The Playa helps bridge that gap.
By working as a modular intelligence and personalization layer, it can connect to the broader iGaming ecosystem and turn fragmented signals into usable product actions. Instead of leaving data spread across disconnected systems, it supports a more unified model for understanding player behavior and influencing key outcomes.
That matters in several practical ways.
First, it supports better personalization. When gameplay, session, and product interaction signals are connected properly, operators can shape lobby experiences more intelligently.
Second, it strengthens segmentation. Not all players should be treated equally, and not all value signals appear in standard reports. Better integration supports more nuanced player grouping and more relevant interventions.
Third, it improves decision speed. Real-time or near-real-time intelligence is far more useful than delayed analysis when the goal is to improve retention, conversion, or player value.

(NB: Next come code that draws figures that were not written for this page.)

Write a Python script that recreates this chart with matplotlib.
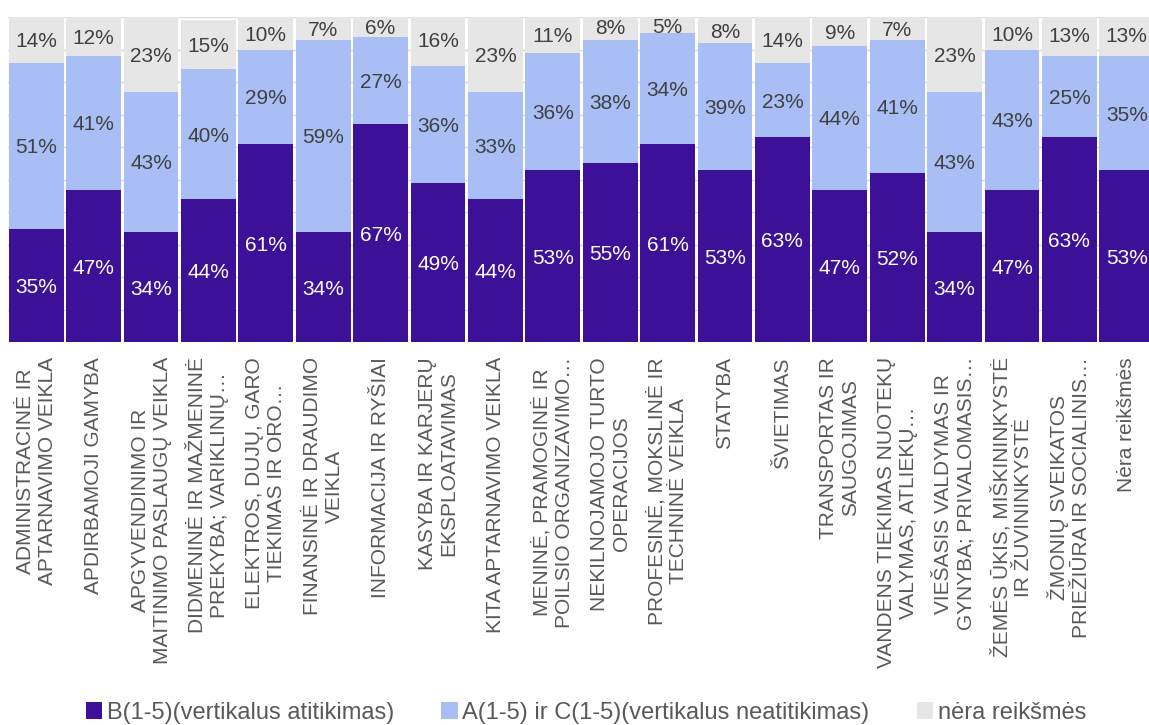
import matplotlib.pyplot as plt
import numpy as np

plt.rcParams['font.family'] = ['Liberation Sans', 'DejaVu Sans']

# Sector names as they appear (truncated ones kept with the ellipsis)
categories = [
    'ADMINISTRACINĖ IR\nAPTARNAVIMO VEIKLA',
    'APDIRBAMOJI GAMYBA',
    'APGYVENDINIMO IR\nMAITINIMO PASLAUGŲ VEIKLA',
    'DIDMENINĖ IR MAŽMENINĖ\nPREKYBA; VARIKLINIŲ…',
    'ELEKTROS, DUJŲ, GARO\nTIEKIMAS IR ORO…',
    'FINANSINĖ IR DRAUDIMO\nVEIKLA',
    'INFORMACIJA IR RYŠIAI',
    'KASYBA IR KARJERŲ\nEKSPLOATAVIMAS',
    'KITA APTARNAVIMO VEIKLA',
    'MENINĖ, PRAMOGINĖ IR\nPOILSIO ORGANIZAVIMO…',
    'NEKILNOJAMOJO TURTO\nOPERACIJOS',
    'PROFESINĖ, MOKSLINĖ IR\nTECHNINĖ VEIKLA',
    'STATYBA',
    'ŠVIETIMAS',
    'TRANSPORTAS IR\nSAUGOJIMAS',
    'VANDENS TIEKIMAS NUOTEKŲ\nVALYMAS, ATLIEKŲ…',
    'VIEŠASIS VALDYMAS IR\nGYNYBA; PRIVALOMASIS…',
    'ŽEMĖS ŪKIS, MIŠKININKYSTĖ\nIR ŽUVININKYSTĖ',
    'ŽMONIŲ SVEIKATOS\nPRIEŽIŪRA IR SOCIALINIS…',
    'Nėra reikšmės',
]

# Shares in percent
b_values = [35, 47, 34, 44, 61, 34, 67, 49, 44, 53, 55, 61, 53, 63, 47, 52, 34, 47, 63, 53]
ac_values = [51, 41, 43, 40, 29, 59, 27, 36, 33, 36, 38, 34, 39, 23, 44, 41, 43, 43, 25, 35]
none_values = [14, 12, 23, 15, 10, 7, 6, 16, 23, 11, 8, 5, 8, 14, 9, 7, 23, 10, 13, 13]

series_names = [
    'B(1-5)(vertikalus atitikimas)',
    'A(1-5) ir C(1-5)(vertikalus neatitikimas)',
    'nėra reikšmės',
]
series_colors = ['#3D1197', '#A9BEF5', '#E6E6E6']
label_colors = ['white', '#404040', '#404040']

fig = plt.figure(figsize=(11.49, 7.25), dpi=100)
# plot area runs right up to the right edge, like the original
ax = fig.add_axes([7.5 / 1149, (725 - 342.5) / 725, 1148 / 1149, 325.5 / 725])

x = np.arange(len(categories))
bottom = np.zeros(len(categories))
for values, name, color, tcolor in zip([b_values, ac_values, none_values],
                                       series_names, series_colors, label_colors):
    ax.bar(x, values, 0.955, bottom=bottom, color=color, label=name, zorder=2)
    for xi, v, b in zip(x, values, bottom):
        ax.text(xi, b + v / 2, f'{v}%', ha='center', va='center_baseline',
                color=tcolor, fontsize=15, zorder=3)
    bottom = bottom + np.array(values)

ax.set_xlim(-0.5, len(categories) - 0.5)
ax.set_ylim(0, 100)
ax.set_yticks(range(0, 101, 10))
ax.grid(axis='y', color='#D9D9D9', linewidth=1)
ax.set_axisbelow(True)
for spine in ax.spines.values():
    spine.set_visible(False)

ax.set_xticks(x)
ax.set_xticklabels(categories, rotation=90, fontsize=15, color='#595959',
                   linespacing=1.2, multialignment='center')
ax.tick_params(axis='x', length=0, pad=10.5)
ax.tick_params(axis='y', left=False, labelleft=False)

fig.legend(loc='center', bbox_to_anchor=(0.51, 0.0166), ncol=3, frameon=False,
           fontsize=17, handlelength=0.7, handleheight=0.7, handletextpad=0.2,
           columnspacing=2.0, labelcolor='#595959', borderpad=0)

plt.savefig('out.png', dpi=100)
plt.close()
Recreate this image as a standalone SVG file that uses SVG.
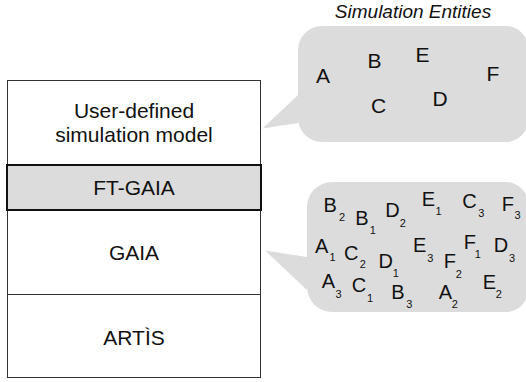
<svg xmlns="http://www.w3.org/2000/svg" width="526" height="382" viewBox="0 0 526 382">
<style>
text{font-family:"Liberation Sans",Arial,sans-serif;fill:#111;}
.lbl{font-size:21px;text-anchor:middle;}
.ent{font-size:21px;}
.rep{font-size:20px;}
.sub{font-size:11px;}
.bub{fill:#dcdcdc;stroke:none;}
.layer{fill:#ffffff;stroke:#333;stroke-width:1;}
</style>
<rect width="526" height="382" fill="#fff"/>
<g id="stack">
<rect class="layer" x="7.5" y="80.5" width="253" height="297"/>
<line x1="7" y1="294.5" x2="261" y2="294.5" stroke="#333" stroke-width="1"/>
</g>
<g id="user-model">
<text class="lbl" x="134" y="118">User-defined</text>
<text class="lbl" x="134" y="142">simulation model</text>
</g>
<g id="ft-gaia">
<rect x="7" y="165" width="254" height="45" fill="#dcdcdc" stroke="#111" stroke-width="2"/>
<text class="lbl" x="134" y="195">FT-GAIA</text>
</g>
<g id="gaia">
<text class="lbl" x="134" y="260">GAIA</text>
</g>
<g id="artis">
<text class="lbl" x="134" y="345">ARTÌS</text>
</g>
<g id="connectors">
<path class="bub" d="M322,26 H506 A22,22 0 0 1 528,48 V120 A22,22 0 0 1 506,142 H322 A24,24 0 0 1 298,118 V123 L262.5,128.5 L298,95 V50 A24,24 0 0 1 322,26 Z"/>
<path class="bub" d="M332,182 H506 A22,22 0 0 1 528,204 V290 A22,22 0 0 1 506,312 H332 A25,25 0 0 1 307,287 V290 L265,250.5 L307,257 V207 A25,25 0 0 1 332,182 Z"/>
</g>
<g id="entities-title">
<text x="413" y="18" font-size="19" font-style="italic" text-anchor="middle">Simulation Entities</text>
</g>
<g id="entities">
<text class="ent" x="316" y="83">A</text>
<text class="ent" x="367.5" y="68">B</text>
<text class="ent" x="415.5" y="62">E</text>
<text class="ent" x="486.5" y="81">F</text>
<text class="ent" x="371" y="113">C</text>
<text class="ent" x="432.5" y="106">D</text>
</g>
<g id="replicas">
<text class="rep"><tspan x="323.5" y="211.7">B</tspan><tspan class="sub" x="339" y="220.7">2</tspan></text>
<text class="rep"><tspan x="355.2" y="225">B</tspan><tspan class="sub" x="369.8" y="234">1</tspan></text>
<text class="rep"><tspan x="385.2" y="217.3">D</tspan><tspan class="sub" x="399.7" y="226.7">2</tspan></text>
<text class="rep"><tspan x="421.8" y="206">E</tspan><tspan class="sub" x="435.5" y="215">1</tspan></text>
<text class="rep"><tspan x="462.3" y="208.3">C</tspan><tspan class="sub" x="478.3" y="216.7">3</tspan></text>
<text class="rep"><tspan x="501.8" y="210.7">F</tspan><tspan class="sub" x="514.6" y="219.3">3</tspan></text>
<text class="rep"><tspan x="315" y="253.3">A</tspan><tspan class="sub" x="329.5" y="261">1</tspan></text>
<text class="rep"><tspan x="344" y="260">C</tspan><tspan class="sub" x="359.7" y="267.7">2</tspan></text>
<text class="rep"><tspan x="378.5" y="267.7">D</tspan><tspan class="sub" x="392.8" y="276.7">1</tspan></text>
<text class="rep"><tspan x="413" y="252.3">E</tspan><tspan class="sub" x="427.3" y="261.7">3</tspan></text>
<text class="rep"><tspan x="443.8" y="268.3">F</tspan><tspan class="sub" x="455.7" y="277.7">2</tspan></text>
<text class="rep"><tspan x="463.8" y="249">F</tspan><tspan class="sub" x="474.8" y="257.7">1</tspan></text>
<text class="rep"><tspan x="493.8" y="252.3">D</tspan><tspan class="sub" x="508.9" y="261.7">3</tspan></text>
<text class="rep"><tspan x="321.7" y="288.3">A</tspan><tspan class="sub" x="335.6" y="297.7">3</tspan></text>
<text class="rep"><tspan x="351.7" y="292.3">C</tspan><tspan class="sub" x="367.1" y="302.3">1</tspan></text>
<text class="rep"><tspan x="391.2" y="299">B</tspan><tspan class="sub" x="406.3" y="308.3">3</tspan></text>
<text class="rep"><tspan x="438.7" y="299">A</tspan><tspan class="sub" x="451.7" y="307.7">2</tspan></text>
<text class="rep"><tspan x="482.8" y="289">E</tspan><tspan class="sub" x="495.7" y="298.3">2</tspan></text>
</g>
</svg>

And finally, it supports scale. As platforms add products, markets, and data volume, the need for a structured intelligence layer becomes stronger, not weaker.
For operators looking beyond basic reporting, that is where the next layer of advantage comes from.
Conclusion
Seamless integration for iGaming platforms is not just about making systems talk to each other. It is about building a stable, scalable foundation for growth.
When integrations are weak, operators face friction everywhere: in payments, provider onboarding, compliance, analytics, and player experience. When integrations are strong, the platform becomes easier to scale, easier to optimize, and more capable of turning data into product value.
That is why integration should be viewed as strategic infrastructure.
It shapes how quickly the business can launch, how reliably it can operate, how effectively it can personalize, and how well it can compete in increasingly complex markets. For operators that want better retention, better product control, and better use of player intelligence, strong architecture is not optional.
It is the base layer that makes everything else possible.